Wednesday, January 14, 2015

Information On Expressionist Landscape Art

Expressionist painters wrestled with the psychology of nature itself.


If you think of Expressionism in art, you perhaps think of the tortured, twisted figures in portraits by the Austrian painter Egon Schiele or of the frenzied Berlin street scenes painted by Ludwig Kirchner. Expressionism exposed, in very physical terms, the trauma of being vulnerably human in the troubled years preceding and following World War I.


The Expressionist impulse in painting is found not only in the human figure or in depictions of the modern urban environment but in representations of the natural landscape, too.


Expressionism


Like many terms in art, "Expressionism" has had different meanings to different artists over the years. In simple terms, an Expressionist painting does not merely picture a scene or provide an attractive arrangement of colors and shapes; it sets out to express a human feeling--usually a very strong emotion.


As a term, it can be contrasted with Impressionism, which sought accurately and objectively to reproduce effects of color and light in nature, although Impressionist pictures can, of course, provoke feeling in the viewer.


The Expressionist Movement


Of course, many painters from the earliest days of art have had the aim of expressing powerful and profound feelings. In art history, Expressionism generally refers to the groupings of artists, mainly based in Germany and Austria in the early 20th century, who wrestled with the profound psychological stress and upheaval of modern life and those artists who immediately influenced them.
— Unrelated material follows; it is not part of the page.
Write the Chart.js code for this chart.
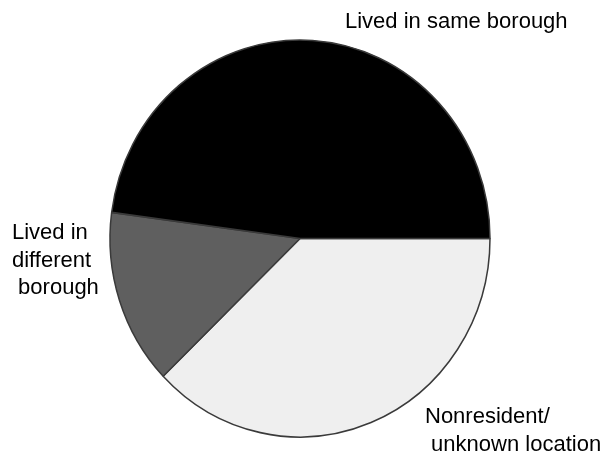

It is no coincidence, of course, that Austria was the home of Sigmund Freud in these years and the birthplace of a new and often dark way of looking at human psychology.


The Expressionist Landscape


One painter who used landscape, rather than just human figures, to express powerful feelings is Vincent Van Gogh. Van Gogh died in 1890, before the Expressionist movement was truly under way, but the reeling, turbulent field of corn under the looming dark sky in his last painting, "Cornfield with Crows," is quite expressive.


A more immediate influence on the Expressionists was the Norwegian artist Edvard Munch, whose "The Scream" must be one of the most famous images in the world.


"The Scream"


In Munch's familiar painting "The Scream," a distorted and distressed figure in the foreground covers his ears and opens his mouth and eyes wider than you might think possible. Two other figures walk casually in the background. Beyond are water, two tiny boats in silhouette and, hanging over the picture, a sky streaked with savage tones of red.


The casual viewer might assume that the main figure is screaming. His mouth, after all, is gaping. Closer inspection suggests this is not the case: He is reacting, in terror, to something he hears. Munch's own comments on the painting confirm this. The inspiration came from an occasion when he was walking by a fjord, anxious and exhausted, and suddenly, "I heard a huge extraordinary scream pass through nature." The water and especially the sky are part of the scream itself.


Nature and Psychology


This gives the key to understanding how later Expressionists could infuse nature with psychological significance. The methods, simply, are color and distortion. Karl Schmidt-Rotluff used a dramatic red palette even when painting apparently innocent subjects such as "Corner of a Park;" the sky seems almost to bleed. In "Red Tower in a Park," the tower and surrounding trees seem to bend and twist before the viewer's eyes. No tranquility is in these landscapes.


Kirchner's "Winter Landscape by Moonlight"--another blood-red sky--shows mountain peaks and fir trees as an aggressively swaggering army of points and spikes.


Looking at Expressionist Landscapes


When confronted by Expressionist art, it's worth thinking about the quality of the feeling the painter tries to express. Do the colors and composition of the work convey anxiety, anger, fear, sexual frustration, despair? Later works from the school display feelings of peace and acceptance.


The viewer should look not only at the facial expressions and physical dispositions of the human figures in the art but at nature, too. The sky and the sea, the mountain and the country lane--are they laughing or screaming?